Requirement
Nothing but the lines from the top of the data to the line holding "const colors = ['#e30000', '#808080', '#bfbfbf'];" should be printed, word for word and both ends included; leave the pictures out.

Data lines
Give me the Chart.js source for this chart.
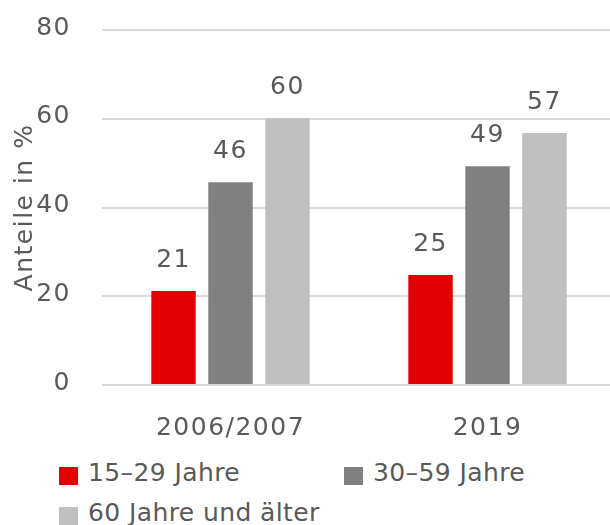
<!DOCTYPE html>
<html>
<head>
<meta charset="utf-8">
<script src="https://cdn.jsdelivr.net/npm/chart.js@4.4.1/dist/chart.umd.min.js"></script>
<style>
  html, body { margin: 0; padding: 0; background: #fff; }
  #wrap { position: relative; width: 610px; height: 525px; overflow: hidden;
          font-family: "DejaVu Sans", sans-serif; color: #595959; }
  #chartBox { position: absolute; left: 0; top: 0; width: 616px; height: 450px; }
  .lg { position: absolute; font-size: 25px; line-height: 25px; white-space: nowrap; letter-spacing: 0.4px; }
  .lg i { position: absolute; left: 0; top: 7px; width: 19px; height: 18px; }
  .lg span { position: absolute; left: 29px; top: 0; }
</style>
</head>
<body>
<div id="wrap">
  <div id="chartBox"><canvas id="c" width="616" height="450"></canvas></div>
  <div id="legend"></div>
</div>
<script>
const categories = ['2006/2007', '2019'];
const seriesNames = ['15–29 Jahre', '30–59 Jahre', '60 Jahre und älter'];
const young = [21.2, 24.8];
const middle = [45.7, 49.3];
const old = [60.1, 56.8];
const yTicks = [0, 20, 40, 60, 80];
const colors = ['#e30000', '#808080', '#bfbfbf'];

const FONT = '"DejaVu Sans", sans-serif';
const TEXT = '#595959';

// slightly wider text, like the reference
const spacing = {
  id: 'spacing',
  beforeDraw(chart) { chart.ctx.letterSpacing = '1.5px'; }
};

// value labels above each bar
const barLabels = {
  id: 'barLabels',
  afterDatasetsDraw(chart) {
    const ctx = chart.ctx;
    ctx.save();
    ctx.font = '25px ' + FONT;
    ctx.fillStyle = TEXT;
    ctx.textAlign = 'center';
    ctx.textBaseline = 'alphabetic';
    chart.data.datasets.forEach((ds, i) => {
      chart.getDatasetMeta(i).data.forEach((bar, j) => {
        ctx.fillText(String(Math.round(ds.data[j])), bar.x, bar.y - 24);
      });
    });
    ctx.restore();
  }
};

new Chart(document.getElementById('c'), {
  type: 'bar',
  data: {
    labels: categories,
    datasets: [young, middle, old].map((d, i) => ({
      label: seriesNames[i],
      data: d,
      backgroundColor: colors[i],
      borderWidth: 0,
      categoryPercentage: 0.665,
      barPercentage: 0.78,
    }))
  },
  options: {
    responsive: false,
    animation: false,
    layout: { padding: { top: 30, left: 0, right: 0, bottom: 0 } },
    plugins: { legend: { display: false }, tooltip: { enabled: false } },
    scales: {
      x: {
        grid: { display: false },
        border: { display: false },
        ticks: { color: TEXT, font: { family: FONT, size: 25 }, padding: 20 },
        afterFit: s => { s.height = 65; }
      },
      y: {
        min: 0, max: 80,
        afterBuildTicks: s => { s.ticks = yTicks.map(v => ({ value: v })); },
        grid: { color: '#d9d9d9', lineWidth: 2, drawTicks: false },
        border: { display: false },
        ticks: { color: TEXT, font: { family: FONT, size: 25 }, padding: 31, labelOffset: -2 },
        title: { display: true, text: 'Anteile in %', color: TEXT,
                 font: { family: FONT, size: 25 }, padding: { top: 10, bottom: 0 } },
        afterFit: s => { s.width = 102; s.paddingTop = 0; s.paddingBottom = 0; }
      }
    }
  },
  plugins: [spacing, barLabels]
});

// html legend, laid out like the reference (two columns, wraps)
const legendPos = [[59, 460], [344, 460], [59, 500]];
const lg = document.getElementById('legend');
seriesNames.forEach((name, i) => {
  const d = document.createElement('div');
  d.className = 'lg';
  d.style.left = legendPos[i][0] + 'px';
  d.style.top = legendPos[i][1] + 'px';
  d.innerHTML = '<i style="background:' + colors[i] + '"></i><span></span>';
  d.querySelector('span').textContent = name;
  lg.appendChild(d);
});
</script>
</body>
</html>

Final result
Give me the Chart.js source for this chart.
<!DOCTYPE html>
<html>
<head>
<meta charset="utf-8">
<script src="https://cdn.jsdelivr.net/npm/chart.js@4.4.1/dist/chart.umd.min.js"></script>
<style>
  html, body { margin: 0; padding: 0; background: #fff; }
  #wrap { position: relative; width: 610px; height: 525px; overflow: hidden;
          font-family: "DejaVu Sans", sans-serif; color: #595959; }
  #chartBox { position: absolute; left: 0; top: 0; width: 616px; height: 450px; }
  .lg { position: absolute; font-size: 25px; line-height: 25px; white-space: nowrap; letter-spacing: 0.4px; }
  .lg i { position: absolute; left: 0; top: 7px; width: 19px; height: 18px; }
  .lg span { position: absolute; left: 29px; top: 0; }
</style>
</head>
<body>
<div id="wrap">
  <div id="chartBox"><canvas id="c" width="616" height="450"></canvas></div>
  <div id="legend"></div>
</div>
<script>
const categories = ['2006/2007', '2019'];
const seriesNames = ['15–29 Jahre', '30–59 Jahre', '60 Jahre und älter'];
const young = [21.2, 24.8];
const middle = [45.7, 49.3];
const old = [60.1, 56.8];
const yTicks = [0, 20, 40, 60, 80];
const colors = ['#e30000', '#808080', '#bfbfbf'];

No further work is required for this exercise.